Belle storie d'amore. Amore per il lavoro per i luoghi e amore tra le persone. C'è Beto gay nero ed extracomunitario e Federico suo fidanzato: “Questa legge è un insulto alla cultura occidentale”. C'è Liz la canadese dagli occhi turchesi innamorata del lavoro e del Belpaese che rifiuta per una questione di principio un matrimonio di comodo che risolverebbe i suoi guai. C'è Helena figlia di egiziani nata a Firenze e precipitata nella clandestinità perché suo padre è irregolare: la sua professoressa d'inglese Eloisa ha creato attorno a lei una catena di solidarietà pronta a proteggerla.

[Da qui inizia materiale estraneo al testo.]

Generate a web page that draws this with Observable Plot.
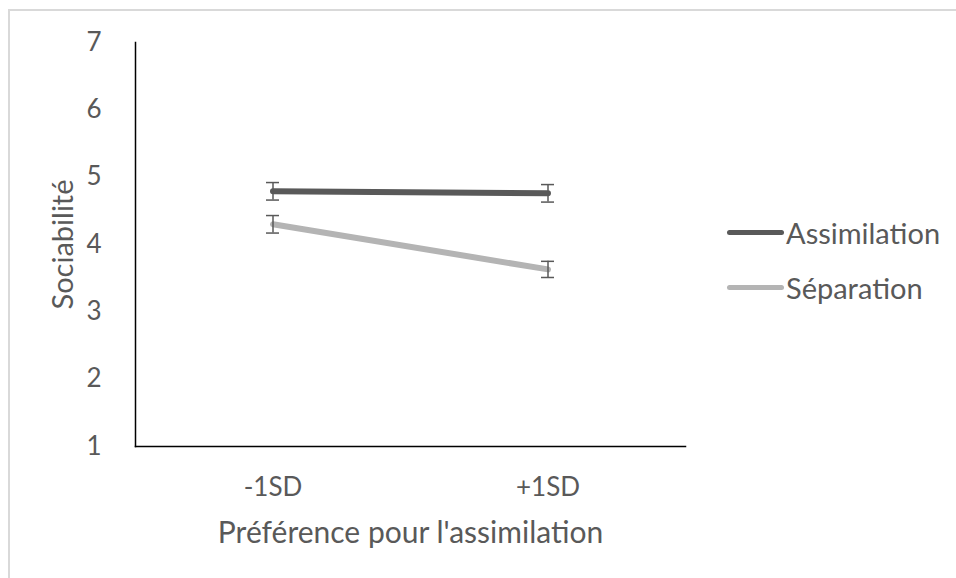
<!DOCTYPE html>
<html>
<head>
<meta charset="utf-8">
<script src="https://cdn.jsdelivr.net/npm/d3@7"></script>
<script src="https://cdn.jsdelivr.net/npm/@observablehq/plot@0.6"></script>
<style>
  html, body { margin: 0; padding: 0; background: #fff; overflow: hidden; width: 956px; height: 578px; }
  #wrap { position: relative; width: 956px; height: 578px; }
  #border { position: absolute; left: 8px; top: 9px; width: 1000px; height: 1000px; border-left: 2px solid #d9d9d9; border-top: 2px solid #d9d9d9; }
  #chart { position: absolute; left: 0; top: 0; }
  #legend { position: absolute; left: 727px; top: 205px; font-family: Lato, sans-serif; font-size: 29px; color: #595959; }
  .item { display: flex; align-items: center; height: 55px; }
  .swatch { width: 57px; height: 5px; border-radius: 3px; margin-right: 2px; }
</style>
</head>
<body>
<div id="wrap">
  <div id="border"></div>
  <div id="chart"></div>
  <div id="legend"></div>
</div>
<script>
const categories = ["-1SD", "+1SD"];
const seriesNames = ["Assimilation", "Séparation"];
const assimilation = [4.79, 4.76];
const separation = [4.30, 3.63];
const assimilationErr = [0.13, 0.13];
const separationErr = [0.13, 0.12];
const yTicks = [1, 2, 3, 4, 5, 6, 7];
const colors = ["#595959", "#b4b4b4"];

const rows = [];
categories.forEach((c, i) => {
  rows.push({cat: c, series: seriesNames[0], v: assimilation[i], e: assimilationErr[i]});
  rows.push({cat: c, series: seriesNames[1], v: separation[i], e: separationErr[i]});
});

const font = "Lato, sans-serif";
const plot = Plot.plot({
  width: 956,
  height: 578,
  marginLeft: 135,
  marginRight: 271,
  marginTop: 42,
  marginBottom: 132,
  style: {fontFamily: font, fontSize: "26px", color: "#595959", background: "transparent"},
  x: {domain: categories, padding: 0, label: null},
  y: {domain: [1, 7], label: null},
  color: {domain: seriesNames, range: colors},
  marks: [
    Plot.axisY({ticks: yTicks, tickFormat: d3.format("d"), tickSize: 0, tickPadding: 34, fontSize: 26, fill: "#595959", label: null}),
    Plot.axisX({tickSize: 0, tickPadding: 31, fontSize: 26, fill: "#595959", label: null}),
    Plot.text(["Préférence pour l'assimilation"], {frameAnchor: "bottom", textAnchor: "middle", dy: 96, fontSize: 30, fill: "#595959"}),
    Plot.text(["Sociabilité"], {frameAnchor: "left", textAnchor: "middle", dx: -72, rotate: -90, fontSize: 29, fill: "#595959"}),
    Plot.frame({anchor: "left", stroke: "#000", strokeWidth: 1.5}),
    Plot.frame({anchor: "bottom", stroke: "#000", strokeWidth: 1.5}),
    Plot.line(rows, {x: "cat", y: "v", z: "series", stroke: "series", strokeWidth: 6, strokeLinecap: "round"}),
    Plot.ruleX(rows, {x: "cat", y1: d => d.v - d.e, y2: d => d.v + d.e, stroke: "#595959", strokeWidth: 1.5}),
    Plot.tickY(rows, {x: "cat", y: d => d.v - d.e, stroke: "#595959", strokeWidth: 1.5, inset: 131}),
    Plot.tickY(rows, {x: "cat", y: d => d.v + d.e, stroke: "#595959", strokeWidth: 1.5, inset: 131})
  ]
});
document.getElementById("chart").appendChild(plot);

const legend = document.getElementById("legend");
seriesNames.forEach((s, i) => {
  const item = document.createElement("div");
  item.className = "item";
  const sw = document.createElement("div");
  sw.className = "swatch";
  sw.style.background = colors[i];
  const t = document.createElement("span");
  t.textContent = s;
  item.appendChild(sw);
  item.appendChild(t);
  legend.appendChild(item);
});
</script>
</body>
</html>
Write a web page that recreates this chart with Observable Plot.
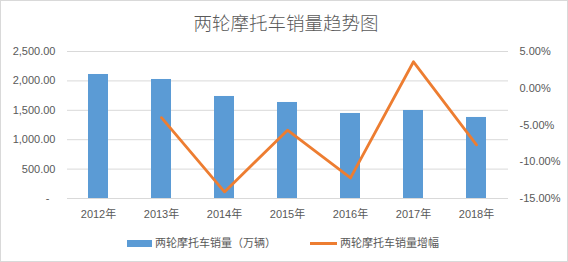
<!DOCTYPE html>
<html><head><meta charset="utf-8">
<script src="https://cdn.jsdelivr.net/npm/d3@7"></script>
<script src="https://cdn.jsdelivr.net/npm/@observablehq/plot@0.6"></script>
<style>
body{margin:0;background:#fff;}
#c{position:relative;width:568px;height:262px;overflow:hidden;background:#fff;font-family:"Liberation Sans","Noto Sans CJK SC",sans-serif;}
#frame{position:absolute;left:0;top:0;width:568px;height:262px;box-sizing:border-box;border:1px solid #d9d9d9;pointer-events:none;}
#title{position:absolute;top:13px;left:0;width:572px;text-align:center;font-size:18.5px;line-height:18.5px;color:#595959;font-weight:300;font-family:"Noto Sans CJK SC",sans-serif;}
.lg{position:absolute;font-size:11px;line-height:11px;color:#595959;font-family:"Noto Sans CJK SC",sans-serif;white-space:nowrap;}
.sw{position:absolute;}
#plot{position:absolute;left:0;top:0;}
</style></head>
<body>
<div id="c">
  <div id="plot"></div>
  <div id="title">两轮摩托车销量趋势图</div>
  <div class="sw" style="left:127px;top:240px;width:25px;height:7px;background:#5B9BD5"></div>
  <div class="lg" style="left:155px;top:237px">两轮摩托车销量（万辆）</div>
  <div class="sw" style="left:310px;top:242px;width:27px;height:3px;background:#ED7D31"></div>
  <div class="lg" style="left:340px;top:237px">两轮摩托车销量增幅</div>
  <div id="frame"></div>
</div>
<script>
const years = ["2012年","2013年","2014年","2015年","2016年","2017年","2018年"];
const sales = [2109, 2024, 1735, 1633, 1446, 1497, 1378];
const growth = [null, -4.0, -14.1, -5.7, -12.2, 3.6, -7.7];
const leftTicks = [0, 500, 1000, 1500, 2000, 2500];
const rightTicks = [5, 0, -5, -10, -15];

const toLeft = p => (p + 15) / 20 * 2500;
const fromLeft = v => v / 2500 * 20 - 15;

const table = years.map((y, i) => ({year: y, sales: sales[i], growth: growth[i]}));
const lineData = table.filter(d => d.growth != null);

const chart = Plot.plot({
  width: 568, height: 262,
  marginTop: 51, marginBottom: 64, marginLeft: 67, marginRight: 60,
  style: {fontFamily: '"Liberation Sans","Noto Sans CJK SC",sans-serif', fontSize: "11px", color: "#595959", background: "transparent"},
  x: {domain: years, paddingInner: 0.68, paddingOuter: 0.34, label: null},
  y: {domain: [0, 2500], label: null},
  marks: [
    Plot.gridY(leftTicks, {stroke: "#d9d9d9", strokeOpacity: 1}),
    Plot.barY(table, {x: "year", y: "sales", fill: "#5B9BD5"}),
    Plot.lineY(lineData, {x: "year", y: d => toLeft(d.growth), stroke: "#ED7D31", strokeWidth: 2.8, strokeLinejoin: "round", strokeLinecap: "round"}),
    Plot.axisY({ticks: leftTicks, tickSize: 0, tickPadding: 12, label: null,
      tickFormat: d => d === 0 ? "-\u00a0\u00a0" : d3.format(",.2f")(d)}),
    Plot.axisY({anchor: "right", ticks: rightTicks.map(toLeft), tickSize: 0, tickPadding: 11, label: null,
      tickFormat: v => fromLeft(v).toFixed(2) + "%"}),
    Plot.axisX({tickSize: 0, tickPadding: 12, label: null})
  ]
});
document.getElementById("plot").appendChild(chart);
</script>
</body></html>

E Amor tunisino muore nel bagagliaio dell'auto dell'amata che lo trasportava in Italia clandestinamente. Si chiamava Amor. Che nome. E ancora Korima rifugiato politico in fuga dal Togo dove il regime politico è una monarchia presidenziale. La moglie è ancora lì e rischia la vita perché in molti paesi africani il concetto di opposizione equivale a inimicizia e condanna a morte. Succede che i dissidenti siano scaricati in pieno oceano da un aereo in volo. Vecchie storie d'Africa

La mia storia è questa. Facevo da vent'anni le file davanti alla questura. Avevo fatto le pratiche per la cittadinanza da più di due anni. Il decreto di rifiuto era pronto sul tavolo del ministro degli Interni perché non avevo un reddito adeguato. Incontrai Angela. Il papà di Angela conosceva “Lui” (il suo nome lo conserverò per sempre nella testa e nel cuore) “Lui” intervenne garantì sul suo onore da servitore dello stato che ero una donna perbene. Stavo ultimando il mio dottorato di ricerca. Il presidente Ciampi firmò il decreto. Diventai cittadina italiana. Per merito. Facemmo una grande festa dove si mangiò italiano e camerunese. I miei nuovi concittadini ballarono fino a notte fonda. Giornali e televisioni ne parlarono. Ballai per il papà Ciampi.